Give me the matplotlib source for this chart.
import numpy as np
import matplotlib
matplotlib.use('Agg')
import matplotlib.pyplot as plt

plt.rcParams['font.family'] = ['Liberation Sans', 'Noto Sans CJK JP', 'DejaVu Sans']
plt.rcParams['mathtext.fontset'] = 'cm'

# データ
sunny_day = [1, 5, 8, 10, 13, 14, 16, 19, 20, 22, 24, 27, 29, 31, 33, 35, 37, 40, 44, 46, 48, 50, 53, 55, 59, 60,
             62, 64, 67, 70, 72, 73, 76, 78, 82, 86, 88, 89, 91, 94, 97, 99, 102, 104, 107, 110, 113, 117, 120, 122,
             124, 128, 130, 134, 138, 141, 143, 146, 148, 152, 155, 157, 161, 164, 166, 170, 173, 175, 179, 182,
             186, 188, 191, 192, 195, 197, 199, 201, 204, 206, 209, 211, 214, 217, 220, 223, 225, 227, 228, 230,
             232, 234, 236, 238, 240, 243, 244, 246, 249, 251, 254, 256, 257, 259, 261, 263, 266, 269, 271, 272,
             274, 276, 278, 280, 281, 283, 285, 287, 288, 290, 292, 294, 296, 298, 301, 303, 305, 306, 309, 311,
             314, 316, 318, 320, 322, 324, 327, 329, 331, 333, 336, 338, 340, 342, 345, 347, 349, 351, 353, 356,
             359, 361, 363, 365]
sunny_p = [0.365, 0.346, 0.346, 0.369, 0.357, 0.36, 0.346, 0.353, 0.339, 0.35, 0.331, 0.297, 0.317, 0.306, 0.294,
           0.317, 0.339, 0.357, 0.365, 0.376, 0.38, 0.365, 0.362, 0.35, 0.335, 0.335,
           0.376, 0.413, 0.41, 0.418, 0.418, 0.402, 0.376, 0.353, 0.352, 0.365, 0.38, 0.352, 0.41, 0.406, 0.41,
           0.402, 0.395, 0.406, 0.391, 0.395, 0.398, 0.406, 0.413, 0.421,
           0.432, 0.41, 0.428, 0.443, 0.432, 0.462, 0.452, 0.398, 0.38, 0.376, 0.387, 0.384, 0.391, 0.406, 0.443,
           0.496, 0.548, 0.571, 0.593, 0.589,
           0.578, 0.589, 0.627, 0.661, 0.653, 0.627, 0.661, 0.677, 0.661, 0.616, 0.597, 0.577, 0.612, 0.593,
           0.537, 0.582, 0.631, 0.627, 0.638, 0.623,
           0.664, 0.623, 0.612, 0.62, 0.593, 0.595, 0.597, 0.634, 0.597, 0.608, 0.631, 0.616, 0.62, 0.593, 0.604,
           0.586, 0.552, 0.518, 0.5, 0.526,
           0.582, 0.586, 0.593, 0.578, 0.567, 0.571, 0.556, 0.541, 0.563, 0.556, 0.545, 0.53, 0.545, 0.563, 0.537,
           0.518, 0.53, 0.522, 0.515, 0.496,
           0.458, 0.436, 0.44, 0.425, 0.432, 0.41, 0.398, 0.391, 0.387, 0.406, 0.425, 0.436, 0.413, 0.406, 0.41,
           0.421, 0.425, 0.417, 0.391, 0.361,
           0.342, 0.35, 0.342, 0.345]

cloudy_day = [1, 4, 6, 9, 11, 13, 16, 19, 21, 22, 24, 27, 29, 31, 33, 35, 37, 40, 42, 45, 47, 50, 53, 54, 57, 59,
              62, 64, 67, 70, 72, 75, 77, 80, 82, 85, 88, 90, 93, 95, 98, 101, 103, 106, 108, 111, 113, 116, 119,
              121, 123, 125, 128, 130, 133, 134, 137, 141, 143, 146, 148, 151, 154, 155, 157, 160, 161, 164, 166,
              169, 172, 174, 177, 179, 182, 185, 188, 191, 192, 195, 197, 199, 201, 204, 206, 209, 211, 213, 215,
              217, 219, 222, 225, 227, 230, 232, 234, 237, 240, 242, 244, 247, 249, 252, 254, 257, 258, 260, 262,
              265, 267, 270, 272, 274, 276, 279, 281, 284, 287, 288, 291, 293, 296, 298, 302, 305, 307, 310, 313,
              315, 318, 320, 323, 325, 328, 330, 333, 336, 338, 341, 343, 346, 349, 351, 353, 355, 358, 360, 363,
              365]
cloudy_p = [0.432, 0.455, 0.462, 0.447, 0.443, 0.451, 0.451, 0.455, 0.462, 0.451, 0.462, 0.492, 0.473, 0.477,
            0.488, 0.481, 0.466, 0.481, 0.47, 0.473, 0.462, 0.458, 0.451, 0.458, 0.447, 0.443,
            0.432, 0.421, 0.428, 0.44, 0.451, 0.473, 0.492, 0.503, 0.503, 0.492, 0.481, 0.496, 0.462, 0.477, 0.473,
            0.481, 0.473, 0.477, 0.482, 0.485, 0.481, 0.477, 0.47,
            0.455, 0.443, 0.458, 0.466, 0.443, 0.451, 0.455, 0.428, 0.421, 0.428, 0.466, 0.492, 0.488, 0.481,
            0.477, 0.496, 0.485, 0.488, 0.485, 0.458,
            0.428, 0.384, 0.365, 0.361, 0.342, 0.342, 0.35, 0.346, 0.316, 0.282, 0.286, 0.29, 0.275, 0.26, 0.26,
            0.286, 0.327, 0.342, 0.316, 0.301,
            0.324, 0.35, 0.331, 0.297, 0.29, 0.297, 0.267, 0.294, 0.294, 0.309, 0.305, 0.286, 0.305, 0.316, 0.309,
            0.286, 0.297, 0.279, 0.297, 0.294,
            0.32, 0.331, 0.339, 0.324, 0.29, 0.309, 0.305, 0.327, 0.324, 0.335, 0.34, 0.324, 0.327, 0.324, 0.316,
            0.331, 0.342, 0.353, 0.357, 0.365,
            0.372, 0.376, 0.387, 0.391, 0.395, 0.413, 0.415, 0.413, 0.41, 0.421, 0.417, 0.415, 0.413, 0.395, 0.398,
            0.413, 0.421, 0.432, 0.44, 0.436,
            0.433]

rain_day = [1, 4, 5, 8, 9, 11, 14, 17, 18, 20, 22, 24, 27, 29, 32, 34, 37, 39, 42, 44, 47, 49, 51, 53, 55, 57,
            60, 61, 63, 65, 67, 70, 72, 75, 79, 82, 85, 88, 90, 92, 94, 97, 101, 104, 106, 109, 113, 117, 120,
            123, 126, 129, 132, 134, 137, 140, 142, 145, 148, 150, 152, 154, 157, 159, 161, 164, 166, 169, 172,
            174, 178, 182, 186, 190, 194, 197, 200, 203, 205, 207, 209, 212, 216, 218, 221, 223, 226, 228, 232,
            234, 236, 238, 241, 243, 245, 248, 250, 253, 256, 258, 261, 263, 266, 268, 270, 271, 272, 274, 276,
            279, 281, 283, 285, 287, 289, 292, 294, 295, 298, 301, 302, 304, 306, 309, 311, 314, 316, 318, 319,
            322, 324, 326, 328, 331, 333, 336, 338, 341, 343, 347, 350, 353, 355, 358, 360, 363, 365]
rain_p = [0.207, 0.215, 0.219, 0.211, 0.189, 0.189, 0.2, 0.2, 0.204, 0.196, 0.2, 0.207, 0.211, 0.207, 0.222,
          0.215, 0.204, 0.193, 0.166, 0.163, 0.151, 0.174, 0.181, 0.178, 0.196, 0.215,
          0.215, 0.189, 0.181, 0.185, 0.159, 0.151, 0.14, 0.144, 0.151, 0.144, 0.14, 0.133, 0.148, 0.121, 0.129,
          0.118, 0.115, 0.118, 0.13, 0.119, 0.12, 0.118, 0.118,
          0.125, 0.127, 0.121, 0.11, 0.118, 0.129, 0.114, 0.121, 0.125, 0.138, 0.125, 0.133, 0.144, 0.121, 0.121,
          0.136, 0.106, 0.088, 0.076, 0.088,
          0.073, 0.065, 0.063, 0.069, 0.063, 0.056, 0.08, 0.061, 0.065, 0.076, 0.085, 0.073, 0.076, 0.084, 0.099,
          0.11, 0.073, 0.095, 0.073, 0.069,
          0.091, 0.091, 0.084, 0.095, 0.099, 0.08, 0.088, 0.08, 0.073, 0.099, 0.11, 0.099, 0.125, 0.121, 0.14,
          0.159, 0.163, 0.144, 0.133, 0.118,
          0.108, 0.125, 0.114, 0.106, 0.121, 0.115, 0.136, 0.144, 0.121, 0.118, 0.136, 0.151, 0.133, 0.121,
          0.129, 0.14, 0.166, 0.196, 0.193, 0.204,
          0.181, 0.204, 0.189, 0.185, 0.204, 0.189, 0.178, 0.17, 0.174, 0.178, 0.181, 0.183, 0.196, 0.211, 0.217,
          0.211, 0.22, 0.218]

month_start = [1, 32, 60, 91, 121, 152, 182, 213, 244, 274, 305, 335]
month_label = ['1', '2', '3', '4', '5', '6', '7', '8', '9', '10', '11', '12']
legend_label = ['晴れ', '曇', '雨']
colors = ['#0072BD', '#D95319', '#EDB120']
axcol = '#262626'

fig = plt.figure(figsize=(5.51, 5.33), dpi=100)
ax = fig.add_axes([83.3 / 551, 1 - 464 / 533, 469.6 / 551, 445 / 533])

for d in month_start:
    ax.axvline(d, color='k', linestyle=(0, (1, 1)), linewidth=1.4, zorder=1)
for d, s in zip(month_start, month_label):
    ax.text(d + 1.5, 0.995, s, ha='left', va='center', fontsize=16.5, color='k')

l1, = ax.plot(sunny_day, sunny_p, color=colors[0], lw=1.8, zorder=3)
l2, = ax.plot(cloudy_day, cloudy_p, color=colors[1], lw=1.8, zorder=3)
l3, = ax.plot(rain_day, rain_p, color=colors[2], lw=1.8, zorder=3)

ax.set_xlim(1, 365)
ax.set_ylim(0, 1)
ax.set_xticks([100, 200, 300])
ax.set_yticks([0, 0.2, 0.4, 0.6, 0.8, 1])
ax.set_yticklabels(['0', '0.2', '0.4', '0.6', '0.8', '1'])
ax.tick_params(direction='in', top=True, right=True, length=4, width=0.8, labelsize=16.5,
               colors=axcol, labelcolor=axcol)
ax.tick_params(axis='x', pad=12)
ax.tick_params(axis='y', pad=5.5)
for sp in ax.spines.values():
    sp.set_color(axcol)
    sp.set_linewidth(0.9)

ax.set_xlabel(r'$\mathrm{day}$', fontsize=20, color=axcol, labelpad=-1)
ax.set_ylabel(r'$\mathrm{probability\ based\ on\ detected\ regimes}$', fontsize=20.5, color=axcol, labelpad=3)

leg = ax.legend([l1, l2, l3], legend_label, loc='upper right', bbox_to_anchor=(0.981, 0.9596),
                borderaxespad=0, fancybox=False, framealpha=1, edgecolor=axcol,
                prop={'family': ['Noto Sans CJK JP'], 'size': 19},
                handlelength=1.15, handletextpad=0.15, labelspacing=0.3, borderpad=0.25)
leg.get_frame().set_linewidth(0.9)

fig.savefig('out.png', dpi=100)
...
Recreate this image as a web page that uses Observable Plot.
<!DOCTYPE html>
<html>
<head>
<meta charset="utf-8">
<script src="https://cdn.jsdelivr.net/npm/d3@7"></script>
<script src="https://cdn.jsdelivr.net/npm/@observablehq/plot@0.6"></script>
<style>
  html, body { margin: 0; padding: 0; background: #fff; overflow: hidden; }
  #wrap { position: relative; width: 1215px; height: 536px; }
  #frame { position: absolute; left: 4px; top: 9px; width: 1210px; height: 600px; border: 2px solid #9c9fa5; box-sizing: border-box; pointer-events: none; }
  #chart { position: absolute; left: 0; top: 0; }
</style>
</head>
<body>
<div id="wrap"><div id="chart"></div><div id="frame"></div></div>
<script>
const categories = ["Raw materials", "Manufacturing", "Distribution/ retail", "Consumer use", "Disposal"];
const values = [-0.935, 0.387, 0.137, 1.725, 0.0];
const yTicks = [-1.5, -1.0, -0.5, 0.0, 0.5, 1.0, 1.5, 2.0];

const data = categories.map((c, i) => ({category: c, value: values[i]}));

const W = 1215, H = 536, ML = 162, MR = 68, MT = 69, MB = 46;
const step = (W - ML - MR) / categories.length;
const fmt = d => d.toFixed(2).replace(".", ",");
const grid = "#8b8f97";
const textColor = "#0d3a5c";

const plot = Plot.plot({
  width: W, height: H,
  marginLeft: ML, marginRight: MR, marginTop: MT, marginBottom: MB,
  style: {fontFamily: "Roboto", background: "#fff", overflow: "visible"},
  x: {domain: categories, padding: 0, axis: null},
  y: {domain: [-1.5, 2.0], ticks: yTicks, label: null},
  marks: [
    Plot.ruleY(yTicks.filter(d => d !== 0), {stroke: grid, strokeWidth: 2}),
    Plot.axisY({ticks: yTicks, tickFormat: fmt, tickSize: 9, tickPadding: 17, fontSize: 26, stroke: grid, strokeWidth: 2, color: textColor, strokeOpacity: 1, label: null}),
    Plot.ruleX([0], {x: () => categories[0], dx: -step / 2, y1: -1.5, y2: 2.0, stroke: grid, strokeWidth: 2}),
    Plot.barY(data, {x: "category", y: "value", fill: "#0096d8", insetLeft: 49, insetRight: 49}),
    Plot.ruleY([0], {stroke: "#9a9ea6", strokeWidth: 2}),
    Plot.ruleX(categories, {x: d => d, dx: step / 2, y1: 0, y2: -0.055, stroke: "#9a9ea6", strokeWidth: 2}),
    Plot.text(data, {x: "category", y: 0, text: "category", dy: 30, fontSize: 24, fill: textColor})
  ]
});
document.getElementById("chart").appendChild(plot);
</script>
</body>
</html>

YOUR TASK: Exactly repeat the lines from the line with "Give me the matplotlib source for this chart." to the line with "plt.rcParams['mathtext.fontset'] = 'cm'", including both, and output nothing else.

ANSWER BELOW:
Give me the matplotlib source for this chart.
import numpy as np
import matplotlib
matplotlib.use('Agg')
import matplotlib.pyplot as plt

plt.rcParams['font.family'] = ['Liberation Sans', 'Noto Sans CJK JP', 'DejaVu Sans']
plt.rcParams['mathtext.fontset'] = 'cm'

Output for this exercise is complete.